Four Newcastle supporters grab a Manchester fan and swing him out over the Tube tracks.
A Manchester supporter (male) and Newcastle fan (female) take turns to bellow "Red army" and "Toon army" at each other in rhythmic antiphony, noses inches apart and faces distorted with passion.
A Newcastle fan sidles up behind red-shirted supporters and spits expertly at their heads. He has done this so much that he is running out of saliva, which means no one notices and he does not get the fight he is clearly anxious to provoke.
The first two, almost incredibly, were jokey expressions of enmity which quickly resolved into mutual backslapping and laughter - the third was a nasty utterance of real malevolence. But, given the intensity of the rivalry expressed, who could confidently guarantee that the former might not tip over into the latter at any moment? Perhaps that is why the smiles people wear in the presence of these roaring exchanges have a slightly strained look, a reminder that when primates grin it usually means they're frightened.
On the pitch you see similar ambiguities: Cantona wrenches an opponent to the ground, arousing the ear-splitting indignation of the Newcastle crowd.

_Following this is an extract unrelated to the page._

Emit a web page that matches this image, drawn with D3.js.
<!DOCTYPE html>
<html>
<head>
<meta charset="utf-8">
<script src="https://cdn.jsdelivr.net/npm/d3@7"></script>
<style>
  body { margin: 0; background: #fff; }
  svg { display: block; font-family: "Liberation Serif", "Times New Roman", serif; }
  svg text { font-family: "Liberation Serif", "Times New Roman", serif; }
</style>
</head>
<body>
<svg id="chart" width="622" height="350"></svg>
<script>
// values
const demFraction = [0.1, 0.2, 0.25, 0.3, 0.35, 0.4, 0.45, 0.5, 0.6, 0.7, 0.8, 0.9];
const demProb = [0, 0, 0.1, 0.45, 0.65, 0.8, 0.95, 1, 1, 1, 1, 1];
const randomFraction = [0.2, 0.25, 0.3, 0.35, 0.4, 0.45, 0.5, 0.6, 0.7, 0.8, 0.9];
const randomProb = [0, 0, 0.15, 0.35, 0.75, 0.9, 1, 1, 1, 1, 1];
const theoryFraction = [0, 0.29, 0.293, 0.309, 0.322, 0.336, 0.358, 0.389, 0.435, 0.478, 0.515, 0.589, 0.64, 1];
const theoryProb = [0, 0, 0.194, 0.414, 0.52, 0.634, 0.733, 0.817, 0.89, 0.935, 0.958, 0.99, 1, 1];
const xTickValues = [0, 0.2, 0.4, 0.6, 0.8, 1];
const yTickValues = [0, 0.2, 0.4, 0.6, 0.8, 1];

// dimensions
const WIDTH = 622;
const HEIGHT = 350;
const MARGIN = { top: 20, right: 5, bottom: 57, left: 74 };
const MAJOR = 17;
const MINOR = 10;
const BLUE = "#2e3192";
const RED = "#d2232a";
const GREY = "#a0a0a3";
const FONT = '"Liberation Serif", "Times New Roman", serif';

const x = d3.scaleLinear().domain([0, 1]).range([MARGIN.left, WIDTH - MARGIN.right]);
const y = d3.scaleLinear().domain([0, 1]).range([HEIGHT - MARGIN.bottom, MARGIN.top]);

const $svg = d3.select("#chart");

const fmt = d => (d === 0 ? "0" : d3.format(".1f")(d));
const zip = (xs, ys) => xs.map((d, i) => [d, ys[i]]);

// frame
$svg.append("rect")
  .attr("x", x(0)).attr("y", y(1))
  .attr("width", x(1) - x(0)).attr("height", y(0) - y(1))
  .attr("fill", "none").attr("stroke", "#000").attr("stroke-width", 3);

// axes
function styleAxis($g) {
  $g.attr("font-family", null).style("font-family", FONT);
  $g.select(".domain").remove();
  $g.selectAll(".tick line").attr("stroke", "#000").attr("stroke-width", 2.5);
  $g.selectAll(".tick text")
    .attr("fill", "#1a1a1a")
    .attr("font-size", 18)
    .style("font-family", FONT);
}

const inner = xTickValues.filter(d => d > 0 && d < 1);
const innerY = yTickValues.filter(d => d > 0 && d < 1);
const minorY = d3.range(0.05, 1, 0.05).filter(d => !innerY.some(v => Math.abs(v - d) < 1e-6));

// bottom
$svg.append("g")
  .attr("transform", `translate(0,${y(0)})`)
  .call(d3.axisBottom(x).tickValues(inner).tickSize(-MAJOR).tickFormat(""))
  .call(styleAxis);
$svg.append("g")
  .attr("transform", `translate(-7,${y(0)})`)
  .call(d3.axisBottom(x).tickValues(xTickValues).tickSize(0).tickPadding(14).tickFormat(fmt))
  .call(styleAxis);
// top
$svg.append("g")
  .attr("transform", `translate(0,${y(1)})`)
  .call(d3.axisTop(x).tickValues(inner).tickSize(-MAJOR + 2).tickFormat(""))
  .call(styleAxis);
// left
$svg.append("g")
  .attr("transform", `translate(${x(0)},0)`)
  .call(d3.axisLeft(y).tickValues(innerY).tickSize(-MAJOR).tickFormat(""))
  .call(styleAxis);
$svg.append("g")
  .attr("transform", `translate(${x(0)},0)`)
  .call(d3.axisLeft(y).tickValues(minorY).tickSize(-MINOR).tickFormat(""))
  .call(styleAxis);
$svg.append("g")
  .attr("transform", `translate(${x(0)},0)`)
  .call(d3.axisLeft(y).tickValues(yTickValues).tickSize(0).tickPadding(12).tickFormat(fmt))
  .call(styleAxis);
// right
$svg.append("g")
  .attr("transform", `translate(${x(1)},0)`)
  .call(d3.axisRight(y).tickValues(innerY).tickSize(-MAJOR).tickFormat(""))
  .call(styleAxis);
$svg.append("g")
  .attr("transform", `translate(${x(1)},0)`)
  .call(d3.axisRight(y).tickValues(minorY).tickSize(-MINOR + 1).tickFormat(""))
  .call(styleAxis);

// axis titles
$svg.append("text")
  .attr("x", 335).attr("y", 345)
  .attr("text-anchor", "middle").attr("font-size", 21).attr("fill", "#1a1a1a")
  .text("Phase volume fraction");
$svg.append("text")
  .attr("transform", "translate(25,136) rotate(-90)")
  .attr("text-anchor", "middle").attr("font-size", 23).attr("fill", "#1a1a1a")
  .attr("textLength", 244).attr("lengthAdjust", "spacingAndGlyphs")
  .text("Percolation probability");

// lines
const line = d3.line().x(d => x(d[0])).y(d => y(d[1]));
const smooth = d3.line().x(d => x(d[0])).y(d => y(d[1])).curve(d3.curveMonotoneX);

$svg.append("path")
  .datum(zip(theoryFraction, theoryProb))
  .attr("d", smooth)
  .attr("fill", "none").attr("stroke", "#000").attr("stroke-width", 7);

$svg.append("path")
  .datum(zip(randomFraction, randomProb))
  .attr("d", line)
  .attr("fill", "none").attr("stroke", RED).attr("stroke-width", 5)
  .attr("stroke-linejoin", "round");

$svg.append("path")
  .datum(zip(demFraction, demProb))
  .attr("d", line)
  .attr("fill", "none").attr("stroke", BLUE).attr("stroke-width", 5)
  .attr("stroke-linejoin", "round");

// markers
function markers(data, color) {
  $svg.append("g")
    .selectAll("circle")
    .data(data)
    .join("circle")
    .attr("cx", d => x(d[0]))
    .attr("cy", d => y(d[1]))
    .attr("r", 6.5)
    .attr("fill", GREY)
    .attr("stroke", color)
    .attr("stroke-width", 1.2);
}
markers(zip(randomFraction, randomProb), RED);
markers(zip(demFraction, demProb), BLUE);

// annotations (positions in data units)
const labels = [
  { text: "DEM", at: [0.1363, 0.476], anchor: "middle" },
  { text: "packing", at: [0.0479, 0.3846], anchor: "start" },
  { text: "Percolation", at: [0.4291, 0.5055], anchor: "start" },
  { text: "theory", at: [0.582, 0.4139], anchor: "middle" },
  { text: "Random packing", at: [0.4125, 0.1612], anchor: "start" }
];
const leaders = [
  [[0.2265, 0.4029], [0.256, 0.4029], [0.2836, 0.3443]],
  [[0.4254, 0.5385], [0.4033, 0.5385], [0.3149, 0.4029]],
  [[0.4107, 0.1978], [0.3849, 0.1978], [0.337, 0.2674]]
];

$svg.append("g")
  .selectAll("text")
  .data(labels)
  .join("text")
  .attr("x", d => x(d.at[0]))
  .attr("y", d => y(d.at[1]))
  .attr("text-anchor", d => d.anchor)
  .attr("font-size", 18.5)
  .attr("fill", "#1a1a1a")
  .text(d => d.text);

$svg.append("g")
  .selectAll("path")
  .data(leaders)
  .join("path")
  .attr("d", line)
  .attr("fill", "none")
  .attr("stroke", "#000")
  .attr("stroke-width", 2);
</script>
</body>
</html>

What's "friendly" about that, you wonder, before Cantona, after looking suitably contrite for the referee, walks over to clasp his victim's shoulders, a gesture much closer to self-exculpation than it is to confession. "Look, we're friends," it says, "I can't have fouled him."
In sporting terms, of course, a "friendly" is simply an encounter where the result doesn't really count ("point-less" might be a punning alternative). Watching a "friendly", with its theatre of attack and retaliation, it's possible to wonder whether the unique sort of "unfriendliness" fans display to each other offers one answer - a demonstration of how sport provides a place where aggression, rage and the will to defeat your opponent utterly can play safely in the open. If you're lucky, at least.